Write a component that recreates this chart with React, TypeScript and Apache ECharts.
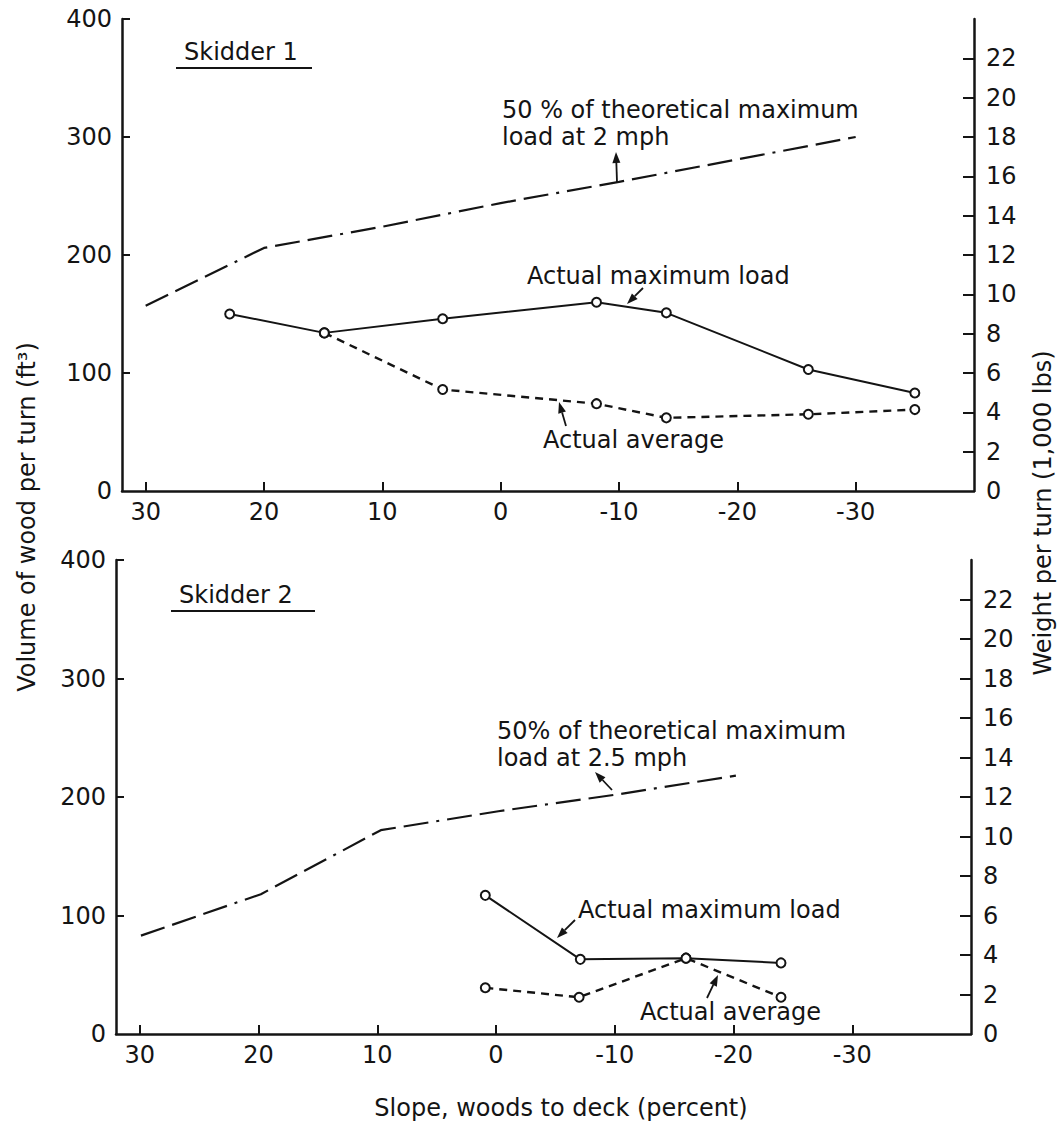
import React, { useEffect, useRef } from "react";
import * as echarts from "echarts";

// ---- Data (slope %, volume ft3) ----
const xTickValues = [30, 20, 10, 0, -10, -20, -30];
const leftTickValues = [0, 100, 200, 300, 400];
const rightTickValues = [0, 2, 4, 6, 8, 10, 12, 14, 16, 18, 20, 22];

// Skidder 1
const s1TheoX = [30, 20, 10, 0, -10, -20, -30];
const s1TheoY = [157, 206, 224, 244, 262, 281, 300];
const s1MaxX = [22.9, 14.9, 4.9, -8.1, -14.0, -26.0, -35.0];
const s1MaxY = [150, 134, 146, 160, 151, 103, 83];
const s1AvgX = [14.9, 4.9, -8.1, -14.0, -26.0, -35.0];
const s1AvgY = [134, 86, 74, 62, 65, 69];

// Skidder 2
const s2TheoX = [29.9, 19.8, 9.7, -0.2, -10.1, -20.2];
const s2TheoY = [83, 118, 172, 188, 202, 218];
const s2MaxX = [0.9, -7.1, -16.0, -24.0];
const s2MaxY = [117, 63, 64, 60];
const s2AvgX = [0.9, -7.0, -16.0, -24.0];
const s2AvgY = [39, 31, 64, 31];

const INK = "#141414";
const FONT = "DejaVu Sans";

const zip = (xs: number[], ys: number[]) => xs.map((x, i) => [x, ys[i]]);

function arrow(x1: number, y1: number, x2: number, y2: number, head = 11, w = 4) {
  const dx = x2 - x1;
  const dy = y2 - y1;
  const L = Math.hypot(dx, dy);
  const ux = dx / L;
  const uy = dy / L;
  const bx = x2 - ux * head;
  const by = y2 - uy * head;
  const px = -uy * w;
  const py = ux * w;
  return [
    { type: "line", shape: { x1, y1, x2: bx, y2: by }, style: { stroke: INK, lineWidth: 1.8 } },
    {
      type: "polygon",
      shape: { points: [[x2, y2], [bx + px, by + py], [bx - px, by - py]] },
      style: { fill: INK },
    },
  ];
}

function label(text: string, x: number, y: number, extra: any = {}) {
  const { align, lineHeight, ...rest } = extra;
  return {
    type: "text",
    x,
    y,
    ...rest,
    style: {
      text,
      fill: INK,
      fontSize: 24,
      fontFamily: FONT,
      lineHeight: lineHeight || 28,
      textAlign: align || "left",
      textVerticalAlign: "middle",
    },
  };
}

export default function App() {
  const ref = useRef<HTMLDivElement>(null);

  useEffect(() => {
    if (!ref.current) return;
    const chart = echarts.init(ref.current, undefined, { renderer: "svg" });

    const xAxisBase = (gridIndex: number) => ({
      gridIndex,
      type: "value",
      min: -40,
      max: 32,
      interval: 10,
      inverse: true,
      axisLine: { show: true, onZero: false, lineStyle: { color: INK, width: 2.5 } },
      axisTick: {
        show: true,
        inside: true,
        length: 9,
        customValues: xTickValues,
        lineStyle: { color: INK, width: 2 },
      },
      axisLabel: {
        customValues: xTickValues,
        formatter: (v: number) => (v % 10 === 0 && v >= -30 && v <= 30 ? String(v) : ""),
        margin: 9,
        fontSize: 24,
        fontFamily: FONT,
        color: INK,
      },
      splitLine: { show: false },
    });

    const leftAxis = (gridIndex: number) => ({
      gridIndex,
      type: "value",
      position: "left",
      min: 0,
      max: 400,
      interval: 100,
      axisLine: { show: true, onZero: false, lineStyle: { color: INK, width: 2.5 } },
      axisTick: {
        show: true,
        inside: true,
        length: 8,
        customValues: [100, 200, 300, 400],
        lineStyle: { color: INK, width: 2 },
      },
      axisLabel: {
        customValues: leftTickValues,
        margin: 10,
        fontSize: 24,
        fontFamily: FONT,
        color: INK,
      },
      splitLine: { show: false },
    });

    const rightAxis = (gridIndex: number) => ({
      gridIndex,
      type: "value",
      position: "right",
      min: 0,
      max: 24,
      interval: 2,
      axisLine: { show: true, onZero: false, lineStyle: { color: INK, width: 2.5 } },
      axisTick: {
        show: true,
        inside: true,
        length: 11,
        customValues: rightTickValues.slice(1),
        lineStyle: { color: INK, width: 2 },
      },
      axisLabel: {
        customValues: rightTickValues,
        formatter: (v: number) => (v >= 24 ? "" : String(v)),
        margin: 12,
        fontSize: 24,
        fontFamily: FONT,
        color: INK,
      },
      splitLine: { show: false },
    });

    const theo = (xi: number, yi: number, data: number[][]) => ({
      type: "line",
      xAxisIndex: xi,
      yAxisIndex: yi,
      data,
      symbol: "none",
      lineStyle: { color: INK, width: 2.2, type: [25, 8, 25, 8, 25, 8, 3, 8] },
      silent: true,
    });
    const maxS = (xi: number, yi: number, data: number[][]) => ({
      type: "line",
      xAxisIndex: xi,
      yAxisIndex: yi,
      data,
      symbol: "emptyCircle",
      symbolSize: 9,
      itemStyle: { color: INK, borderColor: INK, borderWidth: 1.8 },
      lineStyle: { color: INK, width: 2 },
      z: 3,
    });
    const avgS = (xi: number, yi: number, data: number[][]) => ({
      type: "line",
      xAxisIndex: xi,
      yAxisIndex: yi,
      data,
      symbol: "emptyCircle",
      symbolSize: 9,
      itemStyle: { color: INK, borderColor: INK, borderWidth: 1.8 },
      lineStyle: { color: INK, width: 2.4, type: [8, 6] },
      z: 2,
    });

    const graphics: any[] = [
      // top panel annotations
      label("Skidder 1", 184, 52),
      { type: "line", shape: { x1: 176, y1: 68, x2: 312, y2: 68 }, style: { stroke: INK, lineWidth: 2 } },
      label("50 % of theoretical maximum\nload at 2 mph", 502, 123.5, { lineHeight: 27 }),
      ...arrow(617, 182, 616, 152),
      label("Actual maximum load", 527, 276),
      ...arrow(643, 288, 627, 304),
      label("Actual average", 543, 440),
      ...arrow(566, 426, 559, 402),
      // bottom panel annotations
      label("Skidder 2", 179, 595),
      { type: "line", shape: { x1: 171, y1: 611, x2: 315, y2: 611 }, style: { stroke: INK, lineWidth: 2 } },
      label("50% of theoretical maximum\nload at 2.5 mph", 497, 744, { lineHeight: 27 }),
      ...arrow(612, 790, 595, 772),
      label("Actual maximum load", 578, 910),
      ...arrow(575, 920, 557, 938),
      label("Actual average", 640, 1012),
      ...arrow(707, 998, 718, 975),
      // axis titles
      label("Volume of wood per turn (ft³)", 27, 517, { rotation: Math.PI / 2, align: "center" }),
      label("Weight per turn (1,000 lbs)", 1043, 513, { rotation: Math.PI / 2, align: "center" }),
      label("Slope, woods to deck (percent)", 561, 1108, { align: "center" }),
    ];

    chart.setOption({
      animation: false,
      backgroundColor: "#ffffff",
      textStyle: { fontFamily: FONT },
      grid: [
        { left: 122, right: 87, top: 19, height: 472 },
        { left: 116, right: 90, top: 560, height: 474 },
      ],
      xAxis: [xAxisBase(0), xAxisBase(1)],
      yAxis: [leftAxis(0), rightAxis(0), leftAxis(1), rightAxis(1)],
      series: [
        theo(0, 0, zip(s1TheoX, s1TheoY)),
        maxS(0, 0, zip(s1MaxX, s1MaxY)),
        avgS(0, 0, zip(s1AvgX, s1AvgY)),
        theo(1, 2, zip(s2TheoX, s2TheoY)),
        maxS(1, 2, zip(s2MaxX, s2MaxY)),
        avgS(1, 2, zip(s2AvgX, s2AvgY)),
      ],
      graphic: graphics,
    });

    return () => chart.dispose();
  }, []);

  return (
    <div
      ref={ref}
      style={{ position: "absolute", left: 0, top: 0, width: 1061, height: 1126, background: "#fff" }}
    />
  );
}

SHORT EXERCISE:
In this exercise, set down all of the data exactly, without the pictures.

FULL SOLUTION:
Write a component that recreates this chart with React, TypeScript and Apache ECharts.
import React, { useEffect, useRef } from "react";
import * as echarts from "echarts";

// ---- Data (slope %, volume ft3) ----
const xTickValues = [30, 20, 10, 0, -10, -20, -30];
const leftTickValues = [0, 100, 200, 300, 400];
const rightTickValues = [0, 2, 4, 6, 8, 10, 12, 14, 16, 18, 20, 22];

// Skidder 1
const s1TheoX = [30, 20, 10, 0, -10, -20, -30];
const s1TheoY = [157, 206, 224, 244, 262, 281, 300];
const s1MaxX = [22.9, 14.9, 4.9, -8.1, -14.0, -26.0, -35.0];
const s1MaxY = [150, 134, 146, 160, 151, 103, 83];
const s1AvgX = [14.9, 4.9, -8.1, -14.0, -26.0, -35.0];
const s1AvgY = [134, 86, 74, 62, 65, 69];

// Skidder 2
const s2TheoX = [29.9, 19.8, 9.7, -0.2, -10.1, -20.2];
const s2TheoY = [83, 118, 172, 188, 202, 218];
const s2MaxX = [0.9, -7.1, -16.0, -24.0];
const s2MaxY = [117, 63, 64, 60];
const s2AvgX = [0.9, -7.0, -16.0, -24.0];
const s2AvgY = [39, 31, 64, 31];

const INK = "#141414";
const FONT = "DejaVu Sans";

const zip = (xs: number[], ys: number[]) => xs.map((x, i) => [x, ys[i]]);

function arrow(x1: number, y1: number, x2: number, y2: number, head = 11, w = 4) {
  const dx = x2 - x1;
  const dy = y2 - y1;
  const L = Math.hypot(dx, dy);
  const ux = dx / L;
  const uy = dy / L;
  const bx = x2 - ux * head;
  const by = y2 - uy * head;
  const px = -uy * w;
  const py = ux * w;
  return [
    { type: "line", shape: { x1, y1, x2: bx, y2: by }, style: { stroke: INK, lineWidth: 1.8 } },
    {
      type: "polygon",
      shape: { points: [[x2, y2], [bx + px, by + py], [bx - px, by - py]] },
      style: { fill: INK },
    },
  ];
}

function label(text: string, x: number, y: number, extra: any = {}) {
  const { align, lineHeight, ...rest } = extra;
  return {
    type: "text",
    x,
    y,
    ...rest,
    style: {
      text,
      fill: INK,
      fontSize: 24,
      fontFamily: FONT,
      lineHeight: lineHeight || 28,
      textAlign: align || "left",
      textVerticalAlign: "middle",
    },
  };
}

export default function App() {
  const ref = useRef<HTMLDivElement>(null);

  useEffect(() => {
    if (!ref.current) return;
    const chart = echarts.init(ref.current, undefined, { renderer: "svg" });

    const xAxisBase = (gridIndex: number) => ({
      gridIndex,
      type: "value",
      min: -40,
      max: 32,
      interval: 10,
      inverse: true,
      axisLine: { show: true, onZero: false, lineStyle: { color: INK, width: 2.5 } },
      axisTick: {
        show: true,
        inside: true,
        length: 9,
        customValues: xTickValues,
        lineStyle: { color: INK, width: 2 },
      },
      axisLabel: {
        customValues: xTickValues,
        formatter: (v: number) => (v % 10 === 0 && v >= -30 && v <= 30 ? String(v) : ""),
        margin: 9,
        fontSize: 24,
        fontFamily: FONT,
        color: INK,
      },
      splitLine: { show: false },
    });

    const leftAxis = (gridIndex: number) => ({
      gridIndex,
      type: "value",
      position: "left",
      min: 0,
      max: 400,
      interval: 100,
      axisLine: { show: true, onZero: false, lineStyle: { color: INK, width: 2.5 } },
      axisTick: {
        show: true,
        inside: true,
        length: 8,
        customValues: [100, 200, 300, 400],
        lineStyle: { color: INK, width: 2 },
      },
      axisLabel: {
        customValues: leftTickValues,
        margin: 10,
        fontSize: 24,
        fontFamily: FONT,
        color: INK,
      },
      splitLine: { show: false },
    });

    const rightAxis = (gridIndex: number) => ({
      gridIndex,
      type: "value",
      position: "right",
      min: 0,
      max: 24,
      interval: 2,
      axisLine: { show: true, onZero: false, lineStyle: { color: INK, width: 2.5 } },
      axisTick: {
        show: true,
        inside: true,
        length: 11,
        customValues: rightTickValues.slice(1),
        lineStyle: { color: INK, width: 2 },
      },
      axisLabel: {
        customValues: rightTickValues,
        formatter: (v: number) => (v >= 24 ? "" : String(v)),
        margin: 12,
        fontSize: 24,
        fontFamily: FONT,
        color: INK,
      },
      splitLine: { show: false },
    });

    const theo = (xi: number, yi: number, data: number[][]) => ({
      type: "line",
      xAxisIndex: xi,
      yAxisIndex: yi,
      data,
      symbol: "none",
      lineStyle: { color: INK, width: 2.2, type: [25, 8, 25, 8, 25, 8, 3, 8] },
      silent: true,
    });
    const maxS = (xi: number, yi: number, data: number[][]) => ({
      type: "line",
      xAxisIndex: xi,
      yAxisIndex: yi,
      data,
      symbol: "emptyCircle",
      symbolSize: 9,
      itemStyle: { color: INK, borderColor: INK, borderWidth: 1.8 },
      lineStyle: { color: INK, width: 2 },
      z: 3,
    });
    const avgS = (xi: number, yi: number, data: number[][]) => ({
      type: "line",
      xAxisIndex: xi,
      yAxisIndex: yi,
      data,
      symbol: "emptyCircle",
      symbolSize: 9,
      itemStyle: { color: INK, borderColor: INK, borderWidth: 1.8 },
      lineStyle: { color: INK, width: 2.4, type: [8, 6] },
      z: 2,
    });

    const graphics: any[] = [
      // top panel annotations
      label("Skidder 1", 184, 52),
      { type: "line", shape: { x1: 176, y1: 68, x2: 312, y2: 68 }, style: { stroke: INK, lineWidth: 2 } },
      label("50 % of theoretical maximum\nload at 2 mph", 502, 123.5, { lineHeight: 27 }),
      ...arrow(617, 182, 616, 152),
      label("Actual maximum load", 527, 276),
      ...arrow(643, 288, 627, 304),
      label("Actual average", 543, 440),
      ...arrow(566, 426, 559, 402),
      // bottom panel annotations
      label("Skidder 2", 179, 595),
      { type: "line", shape: { x1: 171, y1: 611, x2: 315, y2: 611 }, style: { stroke: INK, lineWidth: 2 } },
      label("50% of theoretical maximum\nload at 2.5 mph", 497, 744, { lineHeight: 27 }),
      ...arrow(612, 790, 595, 772),
      label("Actual maximum load", 578, 910),
      ...arrow(575, 920, 557, 938),
      label("Actual average", 640, 1012),
      ...arrow(707, 998, 718, 975),
      // axis titles
      label("Volume of wood per turn (ft³)", 27, 517, { rotation: Math.PI / 2, align: "center" }),
      label("Weight per turn (1,000 lbs)", 1043, 513, { rotation: Math.PI / 2, align: "center" }),
      label("Slope, woods to deck (percent)", 561, 1108, { align: "center" }),
    ];

    chart.setOption({
      animation: false,
      backgroundColor: "#ffffff",
      textStyle: { fontFamily: FONT },
      grid: [
        { left: 122, right: 87, top: 19, height: 472 },
        { left: 116, right: 90, top: 560, height: 474 },
      ],
      xAxis: [xAxisBase(0), xAxisBase(1)],
      yAxis: [leftAxis(0), rightAxis(0), leftAxis(1), rightAxis(1)],
      series: [
        theo(0, 0, zip(s1TheoX, s1TheoY)),
        maxS(0, 0, zip(s1MaxX, s1MaxY)),
        avgS(0, 0, zip(s1AvgX, s1AvgY)),
        theo(1, 2, zip(s2TheoX, s2TheoY)),
        maxS(1, 2, zip(s2MaxX, s2MaxY)),
        avgS(1, 2, zip(s2AvgX, s2AvgY)),
      ],
      graphic: graphics,
    });

    return () => chart.dispose();
  }, []);

  return (
    <div
      ref={ref}
      style={{ position: "absolute", left: 0, top: 0, width: 1061, height: 1126, background: "#fff" }}
    />
  );
}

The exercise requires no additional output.